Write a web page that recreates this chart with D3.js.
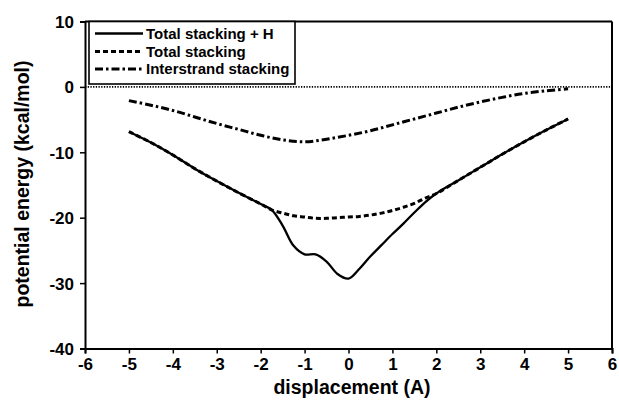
<!DOCTYPE html>
<html>
<head>
<meta charset="utf-8">
<script src="https://cdn.jsdelivr.net/npm/d3@7"></script>
<style>
  html, body { margin: 0; padding: 0; background: #fff; }
  svg { display: block; }
  text { font-family: "Liberation Sans", Arial, Helvetica, sans-serif; font-weight: bold; fill: #000; }
</style>
</head>
<body>
<svg id="chart" width="619" height="400"></svg>
<script>
// ---- data ----
const seriesNames = ["Total stacking + H", "Total stacking", "Interstrand stacking"];

const totalHX = [-5, -4.5, -4, -3.5, -3, -2.5, -2, -1.75, -1.5, -1.25, -1, -0.75, -0.5, -0.25, 0, 0.25, 0.5, 0.75, 1, 1.25, 1.5, 1.75, 2, 2.5, 3, 3.5, 4, 4.5, 5];
const totalHY = [-6.85, -8.5, -10.4, -12.5, -14.4, -16.2, -17.9, -18.8, -21.2, -24.3, -25.6, -25.6, -26.7, -28.6, -29.3, -27.8, -25.9, -24.2, -22.5, -20.9, -19.2, -17.6, -16.3, -14.3, -12.3, -10.3, -8.4, -6.6, -4.9];

const totalX = [-5, -4.5, -4, -3.5, -3, -2.5, -2, -1.75, -1.5, -1.25, -1, -0.75, -0.5, -0.25, 0, 0.25, 0.5, 0.75, 1, 1.25, 1.5, 1.75, 2, 2.5, 3, 3.5, 4, 4.5, 5];
const totalY = [-6.85, -8.5, -10.4, -12.5, -14.4, -16.2, -17.9, -18.8, -19.3, -19.7, -19.9, -20.1, -20.1, -20.0, -19.9, -19.8, -19.6, -19.3, -18.9, -18.4, -17.8, -17.0, -16.3, -14.3, -12.3, -10.3, -8.4, -6.6, -4.9];

const interX = [-5, -4.5, -4, -3.5, -3, -2.5, -2, -1.5, -1, -0.5, 0, 0.5, 1, 1.5, 2, 2.5, 3, 3.5, 4, 4.5, 5];
const interY = [-2.1, -2.8, -3.6, -4.6, -5.6, -6.5, -7.4, -8.1, -8.4, -8.0, -7.4, -6.7, -5.8, -4.9, -4.0, -3.1, -2.3, -1.6, -1.0, -0.6, -0.3];

const xTicks = [-6, -5, -4, -3, -2, -1, 0, 1, 2, 3, 4, 5, 6];
const yTicks = [10, 0, -10, -20, -30, -40];
const xLabel = "displacement (A)";
const yLabel = "potential energy (kcal/mol)";

// ---- layout ----
const svg = d3.select("#chart");
const pL = 85, pR = 612, pT = 21.5, pB = 348.5;

const x = d3.scaleLinear().domain([-6, 6]).range([pL, pR]);
const y = d3.scaleLinear().domain([-40, 10]).range([pB, pT]);

const styles = [
  { dash: null, width: 2.3 },
  { dash: "5,3", width: 3 },
  { dash: "8,3,2.5,3", width: 3 }
];

const seriesData = [
  totalHX.map((v, i) => [v, totalHY[i]]),
  totalX.map((v, i) => [v, totalY[i]]),
  interX.map((v, i) => [v, interY[i]])
];

// zero line
svg.append("line")
  .attr("x1", x(-6)).attr("x2", x(6))
  .attr("y1", y(0)).attr("y2", y(0))
  .attr("stroke", "#000").attr("stroke-width", 1.6)
  .attr("stroke-dasharray", "1.3,1.4");

const line = d3.line().x(d => x(d[0])).y(d => y(d[1])).curve(d3.curveCatmullRom.alpha(0.5));

[1, 2, 0].forEach(i => {
  svg.append("path")
    .datum(seriesData[i])
    .attr("d", line)
    .attr("fill", "none")
    .attr("stroke", "#000")
    .attr("stroke-width", styles[i].width)
    .attr("stroke-dasharray", styles[i].dash);
});

const fmt = d => String(d);

// axes
const xAxis = svg.append("g")
  .attr("transform", `translate(0,${pB})`)
  .call(d3.axisBottom(x).tickValues(xTicks).tickSize(5).tickPadding(4).tickFormat(fmt));
const yAxis = svg.append("g")
  .attr("transform", `translate(${pL},0)`)
  .call(d3.axisLeft(y).tickValues(yTicks).tickSize(5).tickPadding(6).tickFormat(fmt));

[xAxis, yAxis].forEach(g => {
  g.select(".domain").attr("stroke", "#000").attr("stroke-width", 2);
  g.selectAll(".tick line").attr("stroke", "#000").attr("stroke-width", 1.5);
  g.selectAll(".tick text")
    .style("font-family", '"Liberation Sans", Arial, sans-serif')
    .style("font-weight", "bold")
    .style("font-size", "17px")
    .attr("fill", "#000");
});
xAxis.selectAll(".tick text").attr("dy", "0.75em");
yAxis.selectAll(".tick text").attr("dy", "0.35em");

// frame top & right
svg.append("line").attr("x1", pL).attr("x2", pR).attr("y1", pT).attr("y2", pT)
  .attr("stroke", "#000").attr("stroke-width", 2);
svg.append("line").attr("x1", pR).attr("x2", pR).attr("y1", pT).attr("y2", pB)
  .attr("stroke", "#000").attr("stroke-width", 2);

// axis titles
svg.append("text")
  .attr("x", 352).attr("y", 394)
  .attr("text-anchor", "middle")
  .style("font-size", "19.5px")
  .text(xLabel);
svg.append("text")
  .attr("transform", `translate(29,${(pT + pB) / 2 - 1}) rotate(-90)`)
  .attr("text-anchor", "middle")
  .style("font-size", "19.5px")
  .text(yLabel);

// legend
const lg = svg.append("g");
lg.append("rect")
  .attr("x", 89).attr("y", pT).attr("width", 206).attr("height", 62.5)
  .attr("fill", "#fff").attr("stroke", "#000").attr("stroke-width", 1.6);
const rowY = [33.5, 51.5, 69];
seriesNames.forEach((name, i) => {
  lg.append("line")
    .attr("x1", 95).attr("x2", 143)
    .attr("y1", rowY[i]).attr("y2", rowY[i])
    .attr("stroke", "#000")
    .attr("stroke-width", styles[i].width)
    .attr("stroke-dasharray", styles[i].dash);
  lg.append("text")
    .attr("x", 146).attr("y", rowY[i])
    .attr("dy", "0.36em")
    .style("font-size", "15px")
    .text(name);
});
</script>
</body>
</html>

▶ [Do this] Quote the material in full and exactly; do not carry over its pictures.

▶ [Task output]
Write a web page that recreates this chart with D3.js.
<!DOCTYPE html>
<html>
<head>
<meta charset="utf-8">
<script src="https://cdn.jsdelivr.net/npm/d3@7"></script>
<style>
  html, body { margin: 0; padding: 0; background: #fff; }
  svg { display: block; }
  text { font-family: "Liberation Sans", Arial, Helvetica, sans-serif; font-weight: bold; fill: #000; }
</style>
</head>
<body>
<svg id="chart" width="619" height="400"></svg>
<script>
// ---- data ----
const seriesNames = ["Total stacking + H", "Total stacking", "Interstrand stacking"];

const totalHX = [-5, -4.5, -4, -3.5, -3, -2.5, -2, -1.75, -1.5, -1.25, -1, -0.75, -0.5, -0.25, 0, 0.25, 0.5, 0.75, 1, 1.25, 1.5, 1.75, 2, 2.5, 3, 3.5, 4, 4.5, 5];
const totalHY = [-6.85, -8.5, -10.4, -12.5, -14.4, -16.2, -17.9, -18.8, -21.2, -24.3, -25.6, -25.6, -26.7, -28.6, -29.3, -27.8, -25.9, -24.2, -22.5, -20.9, -19.2, -17.6, -16.3, -14.3, -12.3, -10.3, -8.4, -6.6, -4.9];

const totalX = [-5, -4.5, -4, -3.5, -3, -2.5, -2, -1.75, -1.5, -1.25, -1, -0.75, -0.5, -0.25, 0, 0.25, 0.5, 0.75, 1, 1.25, 1.5, 1.75, 2, 2.5, 3, 3.5, 4, 4.5, 5];
const totalY = [-6.85, -8.5, -10.4, -12.5, -14.4, -16.2, -17.9, -18.8, -19.3, -19.7, -19.9, -20.1, -20.1, -20.0, -19.9, -19.8, -19.6, -19.3, -18.9, -18.4, -17.8, -17.0, -16.3, -14.3, -12.3, -10.3, -8.4, -6.6, -4.9];

const interX = [-5, -4.5, -4, -3.5, -3, -2.5, -2, -1.5, -1, -0.5, 0, 0.5, 1, 1.5, 2, 2.5, 3, 3.5, 4, 4.5, 5];
const interY = [-2.1, -2.8, -3.6, -4.6, -5.6, -6.5, -7.4, -8.1, -8.4, -8.0, -7.4, -6.7, -5.8, -4.9, -4.0, -3.1, -2.3, -1.6, -1.0, -0.6, -0.3];

const xTicks = [-6, -5, -4, -3, -2, -1, 0, 1, 2, 3, 4, 5, 6];
const yTicks = [10, 0, -10, -20, -30, -40];
const xLabel = "displacement (A)";
const yLabel = "potential energy (kcal/mol)";

// ---- layout ----
const svg = d3.select("#chart");
const pL = 85, pR = 612, pT = 21.5, pB = 348.5;

const x = d3.scaleLinear().domain([-6, 6]).range([pL, pR]);
const y = d3.scaleLinear().domain([-40, 10]).range([pB, pT]);

const styles = [
  { dash: null, width: 2.3 },
  { dash: "5,3", width: 3 },
  { dash: "8,3,2.5,3", width: 3 }
];

const seriesData = [
  totalHX.map((v, i) => [v, totalHY[i]]),
  totalX.map((v, i) => [v, totalY[i]]),
  interX.map((v, i) => [v, interY[i]])
];

// zero line
svg.append("line")
  .attr("x1", x(-6)).attr("x2", x(6))
  .attr("y1", y(0)).attr("y2", y(0))
  .attr("stroke", "#000").attr("stroke-width", 1.6)
  .attr("stroke-dasharray", "1.3,1.4");

const line = d3.line().x(d => x(d[0])).y(d => y(d[1])).curve(d3.curveCatmullRom.alpha(0.5));

[1, 2, 0].forEach(i => {
  svg.append("path")
    .datum(seriesData[i])
    .attr("d", line)
    .attr("fill", "none")
    .attr("stroke", "#000")
    .attr("stroke-width", styles[i].width)
    .attr("stroke-dasharray", styles[i].dash);
});

const fmt = d => String(d);

// axes
const xAxis = svg.append("g")
  .attr("transform", `translate(0,${pB})`)
  .call(d3.axisBottom(x).tickValues(xTicks).tickSize(5).tickPadding(4).tickFormat(fmt));
const yAxis = svg.append("g")
  .attr("transform", `translate(${pL},0)`)
  .call(d3.axisLeft(y).tickValues(yTicks).tickSize(5).tickPadding(6).tickFormat(fmt));

[xAxis, yAxis].forEach(g => {
  g.select(".domain").attr("stroke", "#000").attr("stroke-width", 2);
  g.selectAll(".tick line").attr("stroke", "#000").attr("stroke-width", 1.5);
  g.selectAll(".tick text")
    .style("font-family", '"Liberation Sans", Arial, sans-serif')
    .style("font-weight", "bold")
    .style("font-size", "17px")
    .attr("fill", "#000");
});
xAxis.selectAll(".tick text").attr("dy", "0.75em");
yAxis.selectAll(".tick text").attr("dy", "0.35em");

// frame top & right
svg.append("line").attr("x1", pL).attr("x2", pR).attr("y1", pT).attr("y2", pT)
  .attr("stroke", "#000").attr("stroke-width", 2);
svg.append("line").attr("x1", pR).attr("x2", pR).attr("y1", pT).attr("y2", pB)
  .attr("stroke", "#000").attr("stroke-width", 2);

// axis titles
svg.append("text")
  .attr("x", 352).attr("y", 394)
  .attr("text-anchor", "middle")
  .style("font-size", "19.5px")
  .text(xLabel);
svg.append("text")
  .attr("transform", `translate(29,${(pT + pB) / 2 - 1}) rotate(-90)`)
  .attr("text-anchor", "middle")
  .style("font-size", "19.5px")
  .text(yLabel);

// legend
const lg = svg.append("g");
lg.append("rect")
  .attr("x", 89).attr("y", pT).attr("width", 206).attr("height", 62.5)
  .attr("fill", "#fff").attr("stroke", "#000").attr("stroke-width", 1.6);
const rowY = [33.5, 51.5, 69];
seriesNames.forEach((name, i) => {
  lg.append("line")
    .attr("x1", 95).attr("x2", 143)
    .attr("y1", rowY[i]).attr("y2", rowY[i])
    .attr("stroke", "#000")
    .attr("stroke-width", styles[i].width)
    .attr("stroke-dasharray", styles[i].dash);
  lg.append("text")
    .attr("x", 146).attr("y", rowY[i])
    .attr("dy", "0.36em")
    .style("font-size", "15px")
    .text(name);
});
</script>
</body>
</html>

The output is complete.